• **Instructions to follow**
Omitting the pictures, copy exactly each line from the one containing "Reproduce this chart with matplotlib." up to and including the one containing "bg.axis('off')".

# start of Record set

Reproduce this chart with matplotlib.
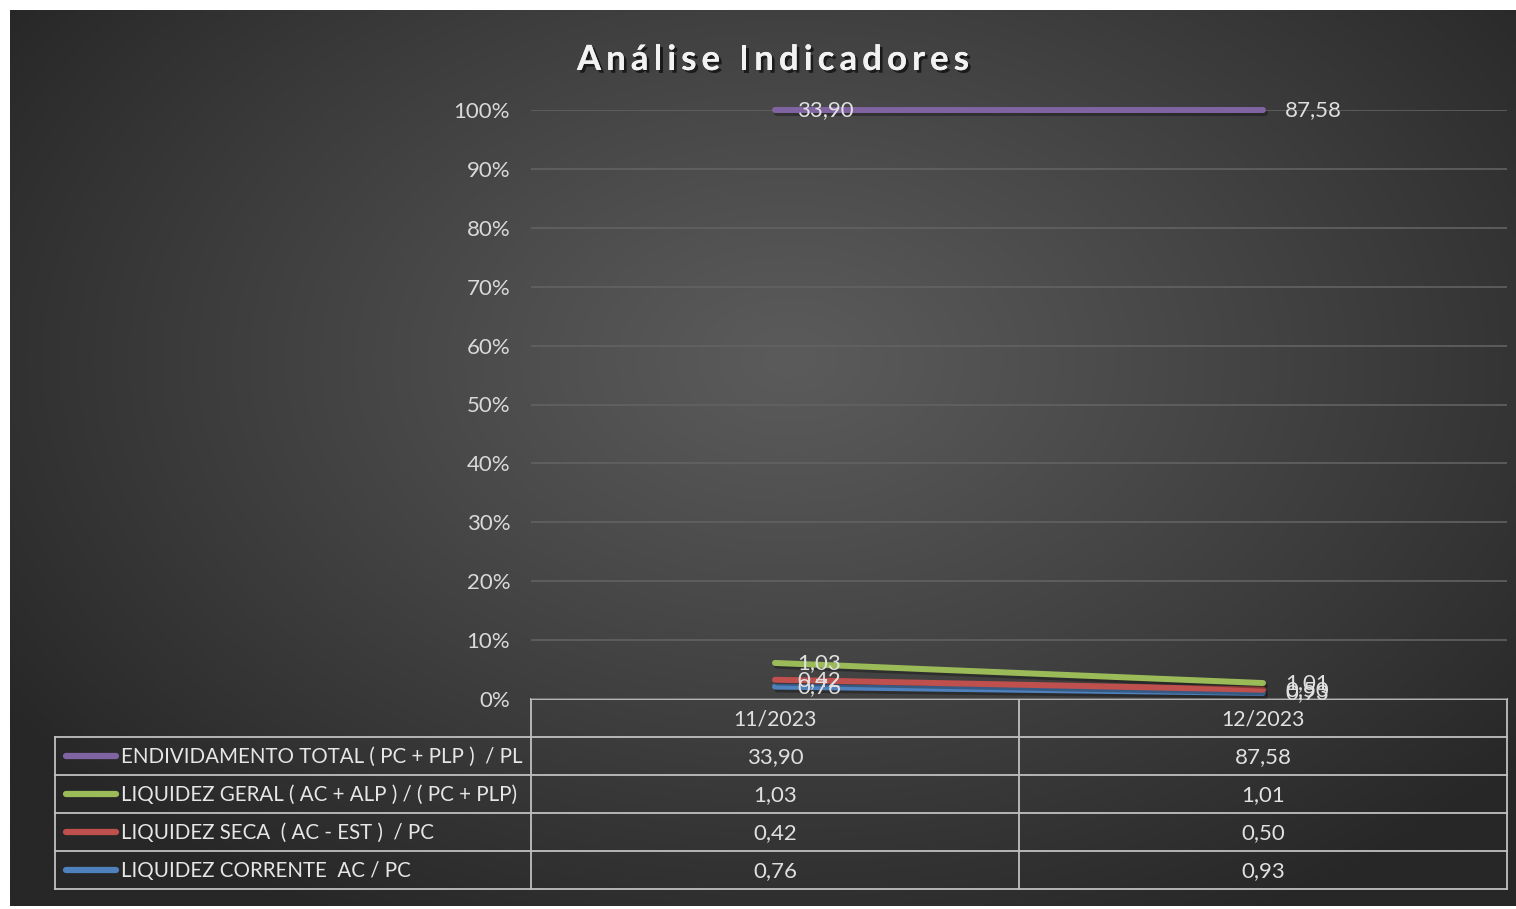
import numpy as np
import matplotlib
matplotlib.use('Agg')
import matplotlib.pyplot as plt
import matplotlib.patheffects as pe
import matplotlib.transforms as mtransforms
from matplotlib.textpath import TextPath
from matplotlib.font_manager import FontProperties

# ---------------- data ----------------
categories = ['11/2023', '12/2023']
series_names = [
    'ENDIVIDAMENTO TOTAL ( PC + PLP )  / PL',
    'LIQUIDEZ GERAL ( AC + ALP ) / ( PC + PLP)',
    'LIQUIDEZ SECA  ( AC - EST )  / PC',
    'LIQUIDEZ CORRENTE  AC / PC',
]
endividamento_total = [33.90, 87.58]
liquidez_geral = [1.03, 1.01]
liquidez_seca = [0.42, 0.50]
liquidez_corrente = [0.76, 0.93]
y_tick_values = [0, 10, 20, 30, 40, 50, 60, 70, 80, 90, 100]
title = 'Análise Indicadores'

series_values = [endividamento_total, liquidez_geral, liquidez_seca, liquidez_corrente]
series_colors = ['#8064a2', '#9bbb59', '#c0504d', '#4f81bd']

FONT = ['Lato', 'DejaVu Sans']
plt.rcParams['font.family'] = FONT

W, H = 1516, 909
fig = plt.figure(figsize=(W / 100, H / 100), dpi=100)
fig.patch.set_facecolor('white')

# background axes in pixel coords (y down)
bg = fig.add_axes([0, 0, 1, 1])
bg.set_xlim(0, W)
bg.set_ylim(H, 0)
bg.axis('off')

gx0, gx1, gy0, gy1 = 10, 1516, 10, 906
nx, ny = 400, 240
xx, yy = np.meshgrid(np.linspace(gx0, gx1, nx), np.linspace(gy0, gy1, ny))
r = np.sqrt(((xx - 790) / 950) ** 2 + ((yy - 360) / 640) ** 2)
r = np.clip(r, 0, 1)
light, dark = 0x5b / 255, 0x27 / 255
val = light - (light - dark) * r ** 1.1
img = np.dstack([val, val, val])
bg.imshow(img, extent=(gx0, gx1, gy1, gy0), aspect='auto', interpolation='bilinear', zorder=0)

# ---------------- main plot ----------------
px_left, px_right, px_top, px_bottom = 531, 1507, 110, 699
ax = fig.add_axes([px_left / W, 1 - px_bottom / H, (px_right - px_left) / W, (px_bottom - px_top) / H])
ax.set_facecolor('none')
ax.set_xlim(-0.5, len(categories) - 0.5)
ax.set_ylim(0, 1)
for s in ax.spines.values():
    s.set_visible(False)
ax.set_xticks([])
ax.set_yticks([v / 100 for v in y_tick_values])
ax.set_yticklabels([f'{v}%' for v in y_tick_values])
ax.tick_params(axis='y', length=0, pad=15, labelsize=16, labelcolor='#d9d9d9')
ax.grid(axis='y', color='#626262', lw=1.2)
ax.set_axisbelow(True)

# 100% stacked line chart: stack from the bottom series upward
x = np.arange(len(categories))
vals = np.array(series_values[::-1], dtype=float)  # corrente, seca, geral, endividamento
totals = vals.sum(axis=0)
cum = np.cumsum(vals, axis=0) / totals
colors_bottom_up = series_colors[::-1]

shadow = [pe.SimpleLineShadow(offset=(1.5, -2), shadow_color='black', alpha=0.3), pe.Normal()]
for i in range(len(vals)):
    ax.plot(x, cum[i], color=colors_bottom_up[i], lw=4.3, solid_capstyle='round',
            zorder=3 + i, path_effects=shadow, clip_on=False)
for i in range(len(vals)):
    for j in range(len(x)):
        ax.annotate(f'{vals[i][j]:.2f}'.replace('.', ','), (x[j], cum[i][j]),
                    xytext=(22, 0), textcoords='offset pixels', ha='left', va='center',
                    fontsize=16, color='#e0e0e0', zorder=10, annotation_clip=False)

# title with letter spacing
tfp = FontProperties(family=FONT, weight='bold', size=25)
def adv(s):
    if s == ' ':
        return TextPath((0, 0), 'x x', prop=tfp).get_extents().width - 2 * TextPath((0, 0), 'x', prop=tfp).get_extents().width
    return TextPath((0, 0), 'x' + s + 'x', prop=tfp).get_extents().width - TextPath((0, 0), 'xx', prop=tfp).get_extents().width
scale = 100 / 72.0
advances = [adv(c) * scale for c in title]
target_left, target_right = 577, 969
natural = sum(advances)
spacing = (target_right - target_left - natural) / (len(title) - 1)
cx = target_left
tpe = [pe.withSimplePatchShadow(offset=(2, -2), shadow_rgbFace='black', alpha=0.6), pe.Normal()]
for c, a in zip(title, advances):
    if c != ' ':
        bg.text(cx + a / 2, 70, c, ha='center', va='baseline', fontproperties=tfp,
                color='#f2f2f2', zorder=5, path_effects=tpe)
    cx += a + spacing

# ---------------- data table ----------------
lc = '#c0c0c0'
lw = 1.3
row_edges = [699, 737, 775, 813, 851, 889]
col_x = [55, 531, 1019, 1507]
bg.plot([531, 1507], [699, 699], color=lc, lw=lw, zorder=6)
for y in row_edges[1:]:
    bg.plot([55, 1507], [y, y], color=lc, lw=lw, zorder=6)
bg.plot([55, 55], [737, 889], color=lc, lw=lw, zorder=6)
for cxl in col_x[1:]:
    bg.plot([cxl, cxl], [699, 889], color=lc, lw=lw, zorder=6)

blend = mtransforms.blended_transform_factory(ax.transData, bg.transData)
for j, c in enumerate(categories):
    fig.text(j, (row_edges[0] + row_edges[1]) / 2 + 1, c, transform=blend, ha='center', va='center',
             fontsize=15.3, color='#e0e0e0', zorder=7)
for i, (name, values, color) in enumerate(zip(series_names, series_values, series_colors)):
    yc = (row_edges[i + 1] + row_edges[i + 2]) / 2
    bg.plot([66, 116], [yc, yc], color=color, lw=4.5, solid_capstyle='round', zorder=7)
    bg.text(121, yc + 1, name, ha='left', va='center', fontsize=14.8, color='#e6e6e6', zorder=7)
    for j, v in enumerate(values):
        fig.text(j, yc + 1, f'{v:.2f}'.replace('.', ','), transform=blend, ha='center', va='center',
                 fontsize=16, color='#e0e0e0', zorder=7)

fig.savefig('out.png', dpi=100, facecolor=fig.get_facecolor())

# end of Record set
# start of Record set

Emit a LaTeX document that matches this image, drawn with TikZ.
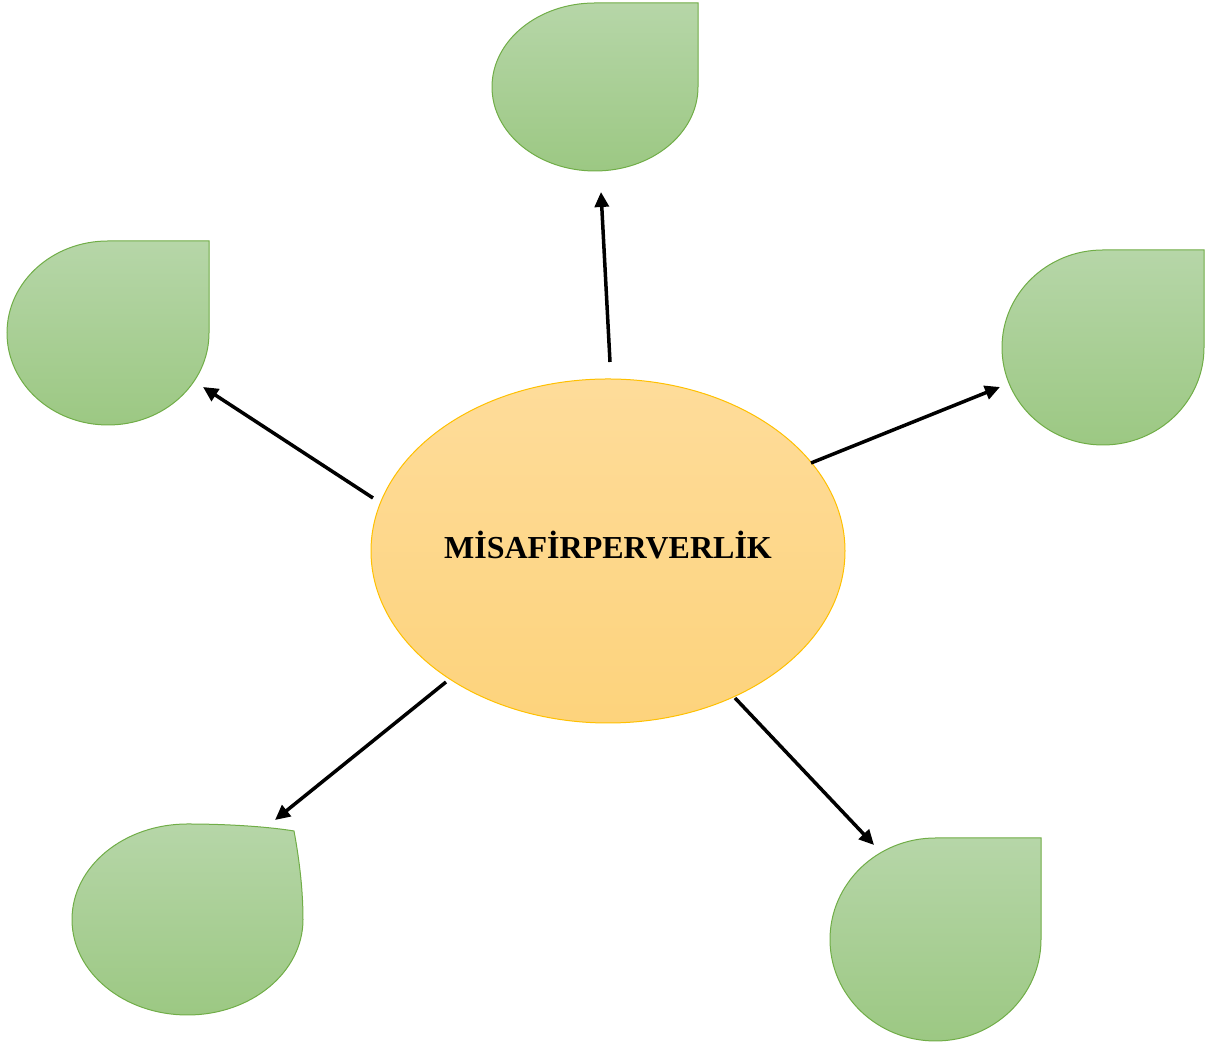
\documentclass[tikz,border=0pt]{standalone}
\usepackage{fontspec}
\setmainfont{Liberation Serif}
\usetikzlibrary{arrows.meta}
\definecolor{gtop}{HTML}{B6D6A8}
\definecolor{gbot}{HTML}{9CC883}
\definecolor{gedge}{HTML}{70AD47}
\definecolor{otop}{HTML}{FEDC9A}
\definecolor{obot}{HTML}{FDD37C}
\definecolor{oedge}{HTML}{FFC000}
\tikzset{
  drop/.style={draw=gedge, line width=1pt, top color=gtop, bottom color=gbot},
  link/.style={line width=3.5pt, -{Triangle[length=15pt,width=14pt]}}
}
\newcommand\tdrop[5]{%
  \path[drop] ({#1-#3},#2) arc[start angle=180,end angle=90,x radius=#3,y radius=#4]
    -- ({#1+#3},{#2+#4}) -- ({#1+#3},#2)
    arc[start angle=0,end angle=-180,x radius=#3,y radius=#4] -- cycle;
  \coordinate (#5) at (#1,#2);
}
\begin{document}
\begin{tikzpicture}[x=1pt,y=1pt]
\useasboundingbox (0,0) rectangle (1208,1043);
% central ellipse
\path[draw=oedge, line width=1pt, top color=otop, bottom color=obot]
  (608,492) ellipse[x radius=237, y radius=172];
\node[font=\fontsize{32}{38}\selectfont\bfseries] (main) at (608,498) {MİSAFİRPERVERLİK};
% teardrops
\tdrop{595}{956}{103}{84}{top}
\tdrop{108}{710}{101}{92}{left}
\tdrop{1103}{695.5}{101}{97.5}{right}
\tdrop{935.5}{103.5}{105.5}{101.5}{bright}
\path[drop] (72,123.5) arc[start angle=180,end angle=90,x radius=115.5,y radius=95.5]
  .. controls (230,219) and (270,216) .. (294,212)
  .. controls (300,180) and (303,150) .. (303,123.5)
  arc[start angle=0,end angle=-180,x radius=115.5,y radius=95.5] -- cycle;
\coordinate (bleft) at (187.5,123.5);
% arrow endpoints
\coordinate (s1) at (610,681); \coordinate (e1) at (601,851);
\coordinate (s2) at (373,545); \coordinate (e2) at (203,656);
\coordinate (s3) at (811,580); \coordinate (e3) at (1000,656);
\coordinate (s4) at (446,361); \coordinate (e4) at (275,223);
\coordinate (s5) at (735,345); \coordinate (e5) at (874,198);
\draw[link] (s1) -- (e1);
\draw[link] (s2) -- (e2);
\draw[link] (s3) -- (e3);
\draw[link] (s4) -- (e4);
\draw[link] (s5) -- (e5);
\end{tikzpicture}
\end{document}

# end of Record set

• **Result of the exercise**
Reproduce this chart with matplotlib.
import numpy as np
import matplotlib
matplotlib.use('Agg')
import matplotlib.pyplot as plt
import matplotlib.patheffects as pe
import matplotlib.transforms as mtransforms
from matplotlib.textpath import TextPath
from matplotlib.font_manager import FontProperties

# ---------------- data ----------------
categories = ['11/2023', '12/2023']
series_names = [
    'ENDIVIDAMENTO TOTAL ( PC + PLP )  / PL',
    'LIQUIDEZ GERAL ( AC + ALP ) / ( PC + PLP)',
    'LIQUIDEZ SECA  ( AC - EST )  / PC',
    'LIQUIDEZ CORRENTE  AC / PC',
]
endividamento_total = [33.90, 87.58]
liquidez_geral = [1.03, 1.01]
liquidez_seca = [0.42, 0.50]
liquidez_corrente = [0.76, 0.93]
y_tick_values = [0, 10, 20, 30, 40, 50, 60, 70, 80, 90, 100]
title = 'Análise Indicadores'

series_values = [endividamento_total, liquidez_geral, liquidez_seca, liquidez_corrente]
series_colors = ['#8064a2', '#9bbb59', '#c0504d', '#4f81bd']

FONT = ['Lato', 'DejaVu Sans']
plt.rcParams['font.family'] = FONT

W, H = 1516, 909
fig = plt.figure(figsize=(W / 100, H / 100), dpi=100)
fig.patch.set_facecolor('white')

# background axes in pixel coords (y down)
bg = fig.add_axes([0, 0, 1, 1])
bg.set_xlim(0, W)
bg.set_ylim(H, 0)
bg.axis('off')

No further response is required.